Pitching duel out as Bears fall to Studs, 1-0

After Sam Hellinger of the Seattle Studs struck out his eighth batter in the bottom of the third—the Highline Bears could sense the kind of night they were going to endure.

But, Hellinger was pulled after just three innings and replaced by Ben Ruff. And for any team, it can be viewed as a good thing—a new opportunity to see something different. It was not the case for the Bears, as they mustered a mere one hit the rest of the game and managed to get one runner in scoring position, as they fell to the Studs, 1-0.

The Studs, who have been playing nearly seven games a week—ran through all their starters and rolled with just relievers against the Bears. Even though Hellinger was sterling to start—he was to pitch his three innings and give it up to the next guy.

“I committed to all three of the guys that they were each going to get their three innings,” head coach of the Seattle Studs, Barry Aden said. “Sam knew that is what he needs to do for us.”

It was a pitching duel out—as the Studs were not the only ones to befuddle their opposing offense. Highline was led by J.J. Asinas—pitching his last game for the Bears as he recently committed to play for a West Coast League team—the Kelowna Falcons.

Asinas threw a complete six innings, surrendering six hits, no walks and three strikeouts. His lone error came in the top of the second on a two-out single up the middle from Tanner Arrington to score Landon Riker from second that proved to be the difference. From there on out, it was downright dominance from him and reliever Dylan Spain. Spain tossed three innings, allowing one hit and striking out five batters—three of them in the top of the ninth.

“J.J had an absolute great performance,” head coach Josh Evans said. “That is probably one of the only times we are going to see Spain. He has a pitch limit on him, but they did a fabulous job out there.”

The Bears finally loomed to score in the bottom of the sixth. Armond Swanson ripped a double down the left field line and Brenden Duncan would push a bunt to the pitcher to advance Swanson—but Highline failed to capitalize. Alex Bryner struck-out looking—his third of the night—and Chase Anderson would barrel up the ball to left field—but the left fielder did not have to move a step for the third out.

It was expected to be difficult for the Bears offense to get much going—as Evans had much adulation for the Studs pitching staff.

“They always have a good staff right there,” Evans commented. “They are throwing guys that throw low 90’s and we couldn’t just get the front foot down in time. But, we are still having competitive at bats though.”

Highline’s two hits came from Armond Swanson, with his soft grounder in between the shortstop and third baseman and leadoff double in the sixth. Him and Chase Anderson (walk) were the only runners on base for the Bears.

“We come into the game against the Studs expecting to see velocity,” Swanson said. “I mean, the last few times we have played them we see guys throw 90-92, so it was not much of a surprise to see velocity.

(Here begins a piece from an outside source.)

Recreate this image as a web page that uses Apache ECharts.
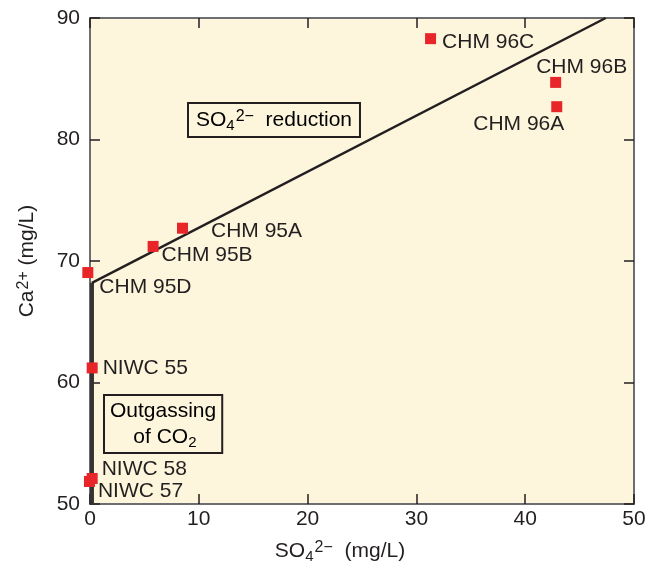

It is definitely an adjustment, but we were all mentally prepared to come in and see that.”

The Studs kept Highline’s defense on their toes all night. All throughout the game, Seattle hit the ball hard, but the infield was impenetrable with diving stops and keeping the ball in front of them. This included a great play by Swanson in the top of the eight, in which he dove to his left—stopping the hard ground ball from reaching the hole–stepped up and made the throw to end the inning.

“Defense was great—hands down,” Evans stated. “That is the key to keeping the game low right there.”